It may be that you do not need to borrow any money to start up your business. However, many new businesses do need to raise money to cover:
- the initial start up costs such as the cost of the property, the cost of converting outbuildings and so on
- equipment, vehicles, livestock, seed and seedlings, business stationery
- working capital
There will almost certainly be a period during the first few months of operating as a smallholder that your business is becoming known to customers and you are waiting for some produce to sell. Bear in mind that almost all agricultural commodities take a certain amount of time before they can be sold and during this period they will not be earning you any money.

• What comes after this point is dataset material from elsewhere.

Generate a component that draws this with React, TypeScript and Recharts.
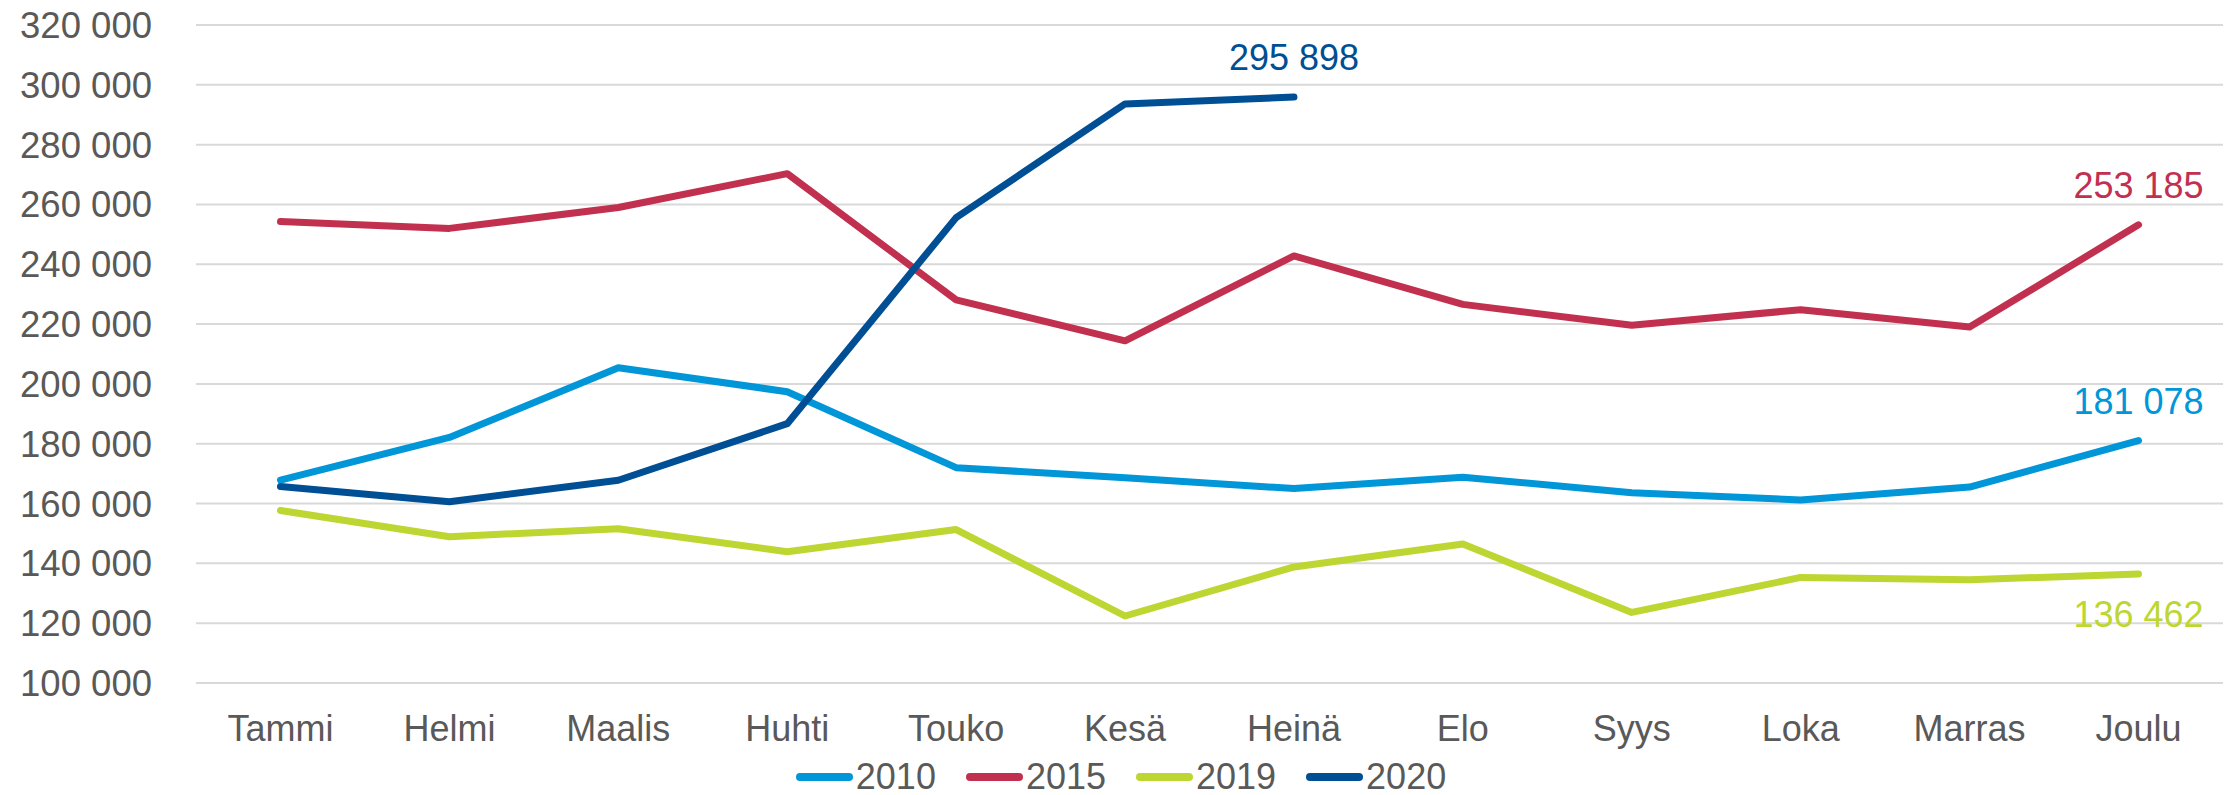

During this period you will still have to cover expenses such as:
- your own living expenses plus any wages/contractors' charges
- livestock bills. This includes the initial purchase of the animals plus feed and veterinary costs
- utilities such as heat, light and telephone
- vehicle costs
Because your income from your new business may not be enough to cover these outgoings during the early days, you will probably need to set aside some cash, or 'working capital', to tide you over. If your spouse or partner intends to keep working at an existing job during the early period of your business and you intend to cover costs using money from this source, you should include it in your cash flow forecast.
If you need to approach the bank for a loan to cover your start up costs and working capital, leave this entry in the cash flow empty until you have completed the rest. This will give you an idea of the shortfall between income and expenditure.

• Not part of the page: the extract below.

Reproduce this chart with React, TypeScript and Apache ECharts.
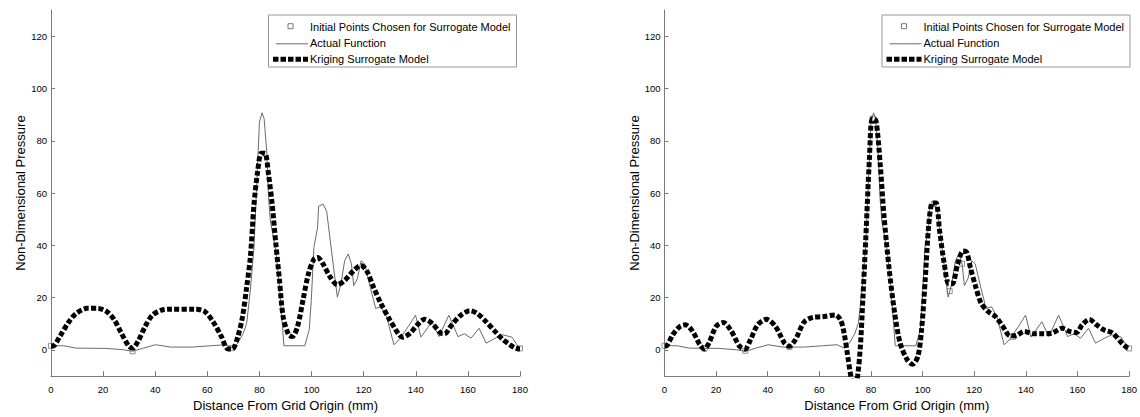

If your figures show that you're likely to need to borrow money, it's wise to check at an early stage in your planning that funds are available on terms that are acceptable to you.
Grants and other funding
You may be able to get some help in the form of a grant, for example to cover the cost of training for an agricultural qualification, environmental improvement, organic conversion and so on.
Information on grants for the agriculture sector is available from:
- the Department for Environment, Food and Rural Affairs (DEFRA) in England
- the Department of Agriculture, Environment and Rural Affairs in Northern Ireland
- the Scottish Government Rural Affairs and Environment Department in Scotland
- the Welsh Government
The grants vary around the country and depend to a certain extent on individual circumstances as well as location.
You can get information on grant aid and other types of funding available throughout the UK from the business finance and support finder tool on the Gov.uk website.